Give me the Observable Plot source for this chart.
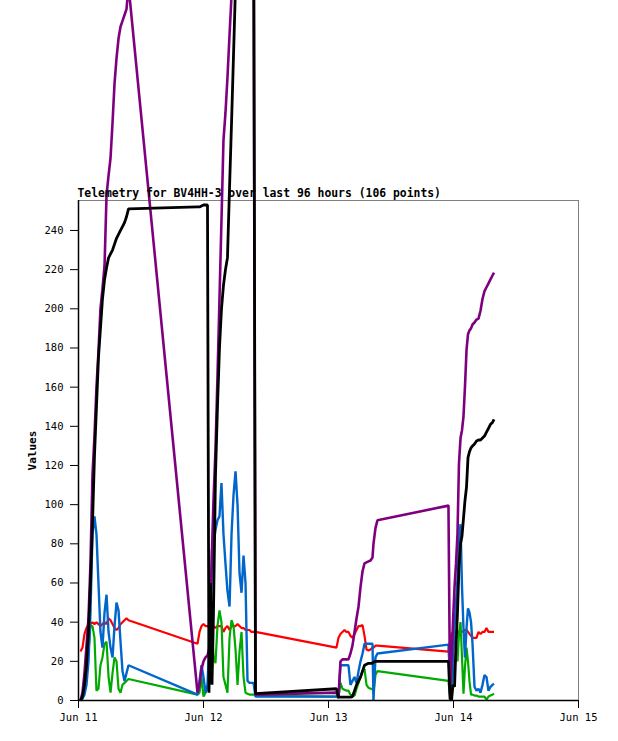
<!DOCTYPE html>
<html>
<head>
<meta charset="utf-8">
<script src="https://cdn.jsdelivr.net/npm/d3@7"></script>
<script src="https://cdn.jsdelivr.net/npm/@observablehq/plot@0.6"></script>
<style>
  html, body { margin: 0; padding: 0; background: #fff; }
  #chart svg { display: block; overflow: visible; }
</style>
</head>
<body>
<div id="chart"></div>
<script>
const title = "Telemetry for BV4HH-3 over last 96 hours (106 points)";
const yLabel = "Values";
const xTickLabels = ["Jun 11", "Jun 12", "Jun 13", "Jun 14", "Jun 15"];
const yTicks = [0, 20, 40, 60, 80, 100, 120, 140, 160, 180, 200, 220, 240];

// minutes after Jun 11 00:00 (UTC)
const minutes = [
  23, 46, 69, 92, 115, 138, 161, 184, 207, 230, 253, 276, 300, 323, 346, 369, 392, 415, 438, 461, 484, 507, 530, 553, 576,
  1371, 1394, 1417, 1440, 1463, 1486, 1503, 1521, 1538, 1555, 1578, 1601, 1624, 1647, 1670, 1693, 1716, 1740, 1763, 1786, 1809, 1832, 1855, 1878, 1901, 1924, 1947, 1970, 1993, 2016, 2039,
  2972, 2995, 3018, 3041, 3064, 3087, 3110, 3133, 3156, 3180, 3203, 3226, 3249, 3272, 3295, 3318, 3341, 3364, 3387, 3398, 3421, 3444,
  4262, 4280, 4297, 4314, 4332, 4349, 4366, 4383, 4401, 4418, 4435, 4452, 4470, 4487, 4504, 4522, 4539, 4562, 4585, 4608, 4631, 4654, 4677, 4700, 4723, 4746, 4769, 4787
];

const redValues = [
  25, 27, 34, 37, 39, 39, 40, 39, 40, 39, 38, 39, 40, 39, 42, 41, 39, 37, 36, 37, 39, 40, 41, 42, 41,
  29, 35, 38, 39, 38, 38, 38, 37, 38, 38, 37, 38, 38, 38, 35, 37, 38, 36, 38, 38, 38, 39, 38, 37, 37, 36, 36, 36, 35, 35, 35,
  27, 32, 34, 35, 36, 35, 35, 33, 32, 34, 36, 38, 38, 38.5, 33, 26, 25.5, 26, 27, 27, 28, 28,
  25, 30, 34, 35, 35, 34.5, 35, 35, 35, 35, 35.5, 36, 36, 35, 34, 33, 32, 32, 32, 35, 34, 35, 35, 37, 35, 35, 35, 35
];

const greenValues = [
  0, 1, 5, 15, 25, 38, 38, 32, 5, 6, 18, 22, 29, 30, 12, 4, 14, 22, 20, 6, 4, 8, 9, 10, 11,
  3, 4, 12, 2, 4, 6, 15, 24, 34, 23, 19, 38, 46, 40, 12, 8, 4, 32, 41, 38, 26, 8, 25, 35, 12, 4, 3.5, 3, 3, 3, 2.5,
  2, 1.5, 9, 6, 5.5, 5, 5, 3, 2.5, 2.5, 6, 9, 12, 15, 16, 8, 6.5, 6, 6, 4, 13, 15,
  10, 2, 5, 14, 18, 24, 20, 34, 40, 22, 3.5, 17, 27, 20, 10, 3, 3, 2.5, 2.5, 2, 2, 2, 2, 0.5, 2, 2.5, 3, 3.5
];

const blueValues = [
  0, 1, 3, 8, 20, 45, 85, 94, 85, 60, 35, 27, 45, 54, 35, 27, 22, 38, 50, 46, 30, 15, 10, 14, 18,
  3, 10, 18, 12, 4, 8, 25, 37, 77, 80, 87, 92, 94, 111, 85, 70, 56, 48, 85, 105, 117, 100, 65, 55, 74, 60, 10, 9, 9, 9, 2,
  2, 1.5, 18, 18, 18, 18, 18, 8, 10, 12, 9, 15, 20, 24, 29, 29, 29, 29, 29, 0, 22, 24,
  28.5, 10, 1, 20, 38, 50, 62, 82, 90, 58, 37, 22, 37, 47, 45, 40, 29, 7, 5, 6, 4, 8, 13, 12, 5, 7, 8, 8.5
];

const purpleValues = [
  0, 4, 14, 28, 42, 70, 115, 135, 160, 178, 200, 210, 222, 258, 268, 277, 295, 315, 328, 338, 344, 347, 350, 353, 365,
  4, 8, 16, 20, 22, 23, 26, 50, 77, 102, 128, 165, 205, 245, 286, 300, 318, 340, 360, 380, 395, 405, 410, 415, 418, 420, 422, 424, 426, 428, 3,
  4, 1.5, 20, 21, 21, 21, 21, 24, 28, 35, 42, 48, 58, 66, 70, 70.5, 71, 71.5, 73, 80, 88, 92,
  99.5, 4, 20, 40, 58, 70, 85, 121, 134, 138, 145, 160, 179, 187, 189, 190, 192, 193, 194.5, 195, 199, 205, 209, 211, 213, 215, 217, 218.5
];

const blackValues = [
  0, 2, 8, 18, 35, 60, 90, 125, 150, 175, 190, 205, 215, 221, 226, 228, 230, 233, 236, 238, 240, 242, 244, 247, 251,
  252, 252, 252.5, 253, 253, 253, 4, 60, 8, 45, 115, 150, 180, 200, 212, 220, 226, 262, 295, 330, 365, 390, 400, 410, 415, 420, 425, 428, 430, 432, 3.5,
  6, 1.7, 1.7, 1.7, 1.7, 1.7, 1.7, 1.7, 2, 5, 8, 10, 12, 15, 18, 18.5, 19, 19, 19, 19.5, 20, 20,
  20, 1, 0, 8, 7, 28, 45, 68, 80, 84, 93, 102, 109, 124, 127, 129, 130, 131, 132.5, 133, 133, 134, 135, 137, 139, 141, 142, 143.5
];

const seriesColors = ["#ff0000", "#00aa00", "#0066cc", "#7f007f", "#000000"];
const seriesValues = [redValues, greenValues, blueValues, purpleValues, blackValues];
const seriesWidths = [2.2, 2.2, 2.4, 2.6, 2.8];

const base = Date.UTC(2024, 5, 11);
const times = minutes.map(m => new Date(base + m * 60000));
const xStart = new Date(base);
const xEnd = new Date(base + 4 * 86400000);
const xTicks = d3.range(5).map(i => new Date(base + i * 86400000));

const lineMarks = seriesValues.map((vals, k) =>
  Plot.line(times.map((t, i) => ({t, v: vals[i]})), {
    x: "t", y: "v", stroke: seriesColors[k], strokeWidth: seriesWidths[k],
    strokeLinejoin: "miter", strokeLinecap: "butt"
  })
);

const chart = Plot.plot({
  width: 618,
  height: 741,
  marginTop: 200,
  marginBottom: 41,
  marginLeft: 78,
  marginRight: 40,
  style: {background: "white", color: "black", fontFamily: "'DejaVu Sans Mono', monospace", fontSize: "10px", overflow: "visible"},
  x: {type: "utc", domain: [xStart, xEnd]},
  y: {domain: [0, 255.3]},
  marks: [
    Plot.frame({stroke: "#808080", strokeWidth: 1}),
    ...lineMarks,
    Plot.ruleX([xStart], {stroke: "black", strokeWidth: 1.5}),
    Plot.ruleY([0], {stroke: "black", strokeWidth: 1.5}),
    Plot.axisX({ticks: xTicks, tickFormat: (d, i) => xTickLabels[i], tickSize: 8, tickPadding: 5, label: null, fontSize: 10.5}),
    Plot.axisY({ticks: yTicks, tickSize: 8, tickPadding: 7, label: null, fontSize: 10.5}),
    Plot.text([title], {frameAnchor: "top-left", dx: -1, dy: -4, textAnchor: "start", lineAnchor: "bottom", fontWeight: "bold", fontSize: 11.4}),
    Plot.text([yLabel], {frameAnchor: "left", dx: -46, rotate: -90, textAnchor: "middle", fontWeight: "bold", fontSize: 11})
  ]
});
document.getElementById("chart").appendChild(chart);
</script>
</body>
</html>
□ □ □ □ □
◆ **GIVEN PROBLEM**
Reproduce each line exactly, please, except for any pictures.

◆ **TASK ANSWER**
Give me the Observable Plot source for this chart.
<!DOCTYPE html>
<html>
<head>
<meta charset="utf-8">
<script src="https://cdn.jsdelivr.net/npm/d3@7"></script>
<script src="https://cdn.jsdelivr.net/npm/@observablehq/plot@0.6"></script>
<style>
  html, body { margin: 0; padding: 0; background: #fff; }
  #chart svg { display: block; overflow: visible; }
</style>
</head>
<body>
<div id="chart"></div>
<script>
const title = "Telemetry for BV4HH-3 over last 96 hours (106 points)";
const yLabel = "Values";
const xTickLabels = ["Jun 11", "Jun 12", "Jun 13", "Jun 14", "Jun 15"];
const yTicks = [0, 20, 40, 60, 80, 100, 120, 140, 160, 180, 200, 220, 240];

// minutes after Jun 11 00:00 (UTC)
const minutes = [
  23, 46, 69, 92, 115, 138, 161, 184, 207, 230, 253, 276, 300, 323, 346, 369, 392, 415, 438, 461, 484, 507, 530, 553, 576,
  1371, 1394, 1417, 1440, 1463, 1486, 1503, 1521, 1538, 1555, 1578, 1601, 1624, 1647, 1670, 1693, 1716, 1740, 1763, 1786, 1809, 1832, 1855, 1878, 1901, 1924, 1947, 1970, 1993, 2016, 2039,
  2972, 2995, 3018, 3041, 3064, 3087, 3110, 3133, 3156, 3180, 3203, 3226, 3249, 3272, 3295, 3318, 3341, 3364, 3387, 3398, 3421, 3444,
  4262, 4280, 4297, 4314, 4332, 4349, 4366, 4383, 4401, 4418, 4435, 4452, 4470, 4487, 4504, 4522, 4539, 4562, 4585, 4608, 4631, 4654, 4677, 4700, 4723, 4746, 4769, 4787
];

const redValues = [
  25, 27, 34, 37, 39, 39, 40, 39, 40, 39, 38, 39, 40, 39, 42, 41, 39, 37, 36, 37, 39, 40, 41, 42, 41,
  29, 35, 38, 39, 38, 38, 38, 37, 38, 38, 37, 38, 38, 38, 35, 37, 38, 36, 38, 38, 38, 39, 38, 37, 37, 36, 36, 36, 35, 35, 35,
  27, 32, 34, 35, 36, 35, 35, 33, 32, 34, 36, 38, 38, 38.5, 33, 26, 25.5, 26, 27, 27, 28, 28,
  25, 30, 34, 35, 35, 34.5, 35, 35, 35, 35, 35.5, 36, 36, 35, 34, 33, 32, 32, 32, 35, 34, 35, 35, 37, 35, 35, 35, 35
];

const greenValues = [
  0, 1, 5, 15, 25, 38, 38, 32, 5, 6, 18, 22, 29, 30, 12, 4, 14, 22, 20, 6, 4, 8, 9, 10, 11,
  3, 4, 12, 2, 4, 6, 15, 24, 34, 23, 19, 38, 46, 40, 12, 8, 4, 32, 41, 38, 26, 8, 25, 35, 12, 4, 3.5, 3, 3, 3, 2.5,
  2, 1.5, 9, 6, 5.5, 5, 5, 3, 2.5, 2.5, 6, 9, 12, 15, 16, 8, 6.5, 6, 6, 4, 13, 15,
  10, 2, 5, 14, 18, 24, 20, 34, 40, 22, 3.5, 17, 27, 20, 10, 3, 3, 2.5, 2.5, 2, 2, 2, 2, 0.5, 2, 2.5, 3, 3.5
];

const blueValues = [
  0, 1, 3, 8, 20, 45, 85, 94, 85, 60, 35, 27, 45, 54, 35, 27, 22, 38, 50, 46, 30, 15, 10, 14, 18,
  3, 10, 18, 12, 4, 8, 25, 37, 77, 80, 87, 92, 94, 111, 85, 70, 56, 48, 85, 105, 117, 100, 65, 55, 74, 60, 10, 9, 9, 9, 2,
  2, 1.5, 18, 18, 18, 18, 18, 8, 10, 12, 9, 15, 20, 24, 29, 29, 29, 29, 29, 0, 22, 24,
  28.5, 10, 1, 20, 38, 50, 62, 82, 90, 58, 37, 22, 37, 47, 45, 40, 29, 7, 5, 6, 4, 8, 13, 12, 5, 7, 8, 8.5
];

const purpleValues = [
  0, 4, 14, 28, 42, 70, 115, 135, 160, 178, 200, 210, 222, 258, 268, 277, 295, 315, 328, 338, 344, 347, 350, 353, 365,
  4, 8, 16, 20, 22, 23, 26, 50, 77, 102, 128, 165, 205, 245, 286, 300, 318, 340, 360, 380, 395, 405, 410, 415, 418, 420, 422, 424, 426, 428, 3,
  4, 1.5, 20, 21, 21, 21, 21, 24, 28, 35, 42, 48, 58, 66, 70, 70.5, 71, 71.5, 73, 80, 88, 92,
  99.5, 4, 20, 40, 58, 70, 85, 121, 134, 138, 145, 160, 179, 187, 189, 190, 192, 193, 194.5, 195, 199, 205, 209, 211, 213, 215, 217, 218.5
];

const blackValues = [
  0, 2, 8, 18, 35, 60, 90, 125, 150, 175, 190, 205, 215, 221, 226, 228, 230, 233, 236, 238, 240, 242, 244, 247, 251,
  252, 252, 252.5, 253, 253, 253, 4, 60, 8, 45, 115, 150, 180, 200, 212, 220, 226, 262, 295, 330, 365, 390, 400, 410, 415, 420, 425, 428, 430, 432, 3.5,
  6, 1.7, 1.7, 1.7, 1.7, 1.7, 1.7, 1.7, 2, 5, 8, 10, 12, 15, 18, 18.5, 19, 19, 19, 19.5, 20, 20,
  20, 1, 0, 8, 7, 28, 45, 68, 80, 84, 93, 102, 109, 124, 127, 129, 130, 131, 132.5, 133, 133, 134, 135, 137, 139, 141, 142, 143.5
];

const seriesColors = ["#ff0000", "#00aa00", "#0066cc", "#7f007f", "#000000"];
const seriesValues = [redValues, greenValues, blueValues, purpleValues, blackValues];
const seriesWidths = [2.2, 2.2, 2.4, 2.6, 2.8];

const base = Date.UTC(2024, 5, 11);
const times = minutes.map(m => new Date(base + m * 60000));
const xStart = new Date(base);
const xEnd = new Date(base + 4 * 86400000);
const xTicks = d3.range(5).map(i => new Date(base + i * 86400000));

const lineMarks = seriesValues.map((vals, k) =>
  Plot.line(times.map((t, i) => ({t, v: vals[i]})), {
    x: "t", y: "v", stroke: seriesColors[k], strokeWidth: seriesWidths[k],
    strokeLinejoin: "miter", strokeLinecap: "butt"
  })
);

const chart = Plot.plot({
  width: 618,
  height: 741,
  marginTop: 200,
  marginBottom: 41,
  marginLeft: 78,
  marginRight: 40,
  style: {background: "white", color: "black", fontFamily: "'DejaVu Sans Mono', monospace", fontSize: "10px", overflow: "visible"},
  x: {type: "utc", domain: [xStart, xEnd]},
  y: {domain: [0, 255.3]},
  marks: [
    Plot.frame({stroke: "#808080", strokeWidth: 1}),
    ...lineMarks,
    Plot.ruleX([xStart], {stroke: "black", strokeWidth: 1.5}),
    Plot.ruleY([0], {stroke: "black", strokeWidth: 1.5}),
    Plot.axisX({ticks: xTicks, tickFormat: (d, i) => xTickLabels[i], tickSize: 8, tickPadding: 5, label: null, fontSize: 10.5}),
    Plot.axisY({ticks: yTicks, tickSize: 8, tickPadding: 7, label: null, fontSize: 10.5}),
    Plot.text([title], {frameAnchor: "top-left", dx: -1, dy: -4, textAnchor: "start", lineAnchor: "bottom", fontWeight: "bold", fontSize: 11.4}),
    Plot.text([yLabel], {frameAnchor: "left", dx: -46, rotate: -90, textAnchor: "middle", fontWeight: "bold", fontSize: 11})
  ]
});
document.getElementById("chart").appendChild(chart);
</script>
</body>
</html>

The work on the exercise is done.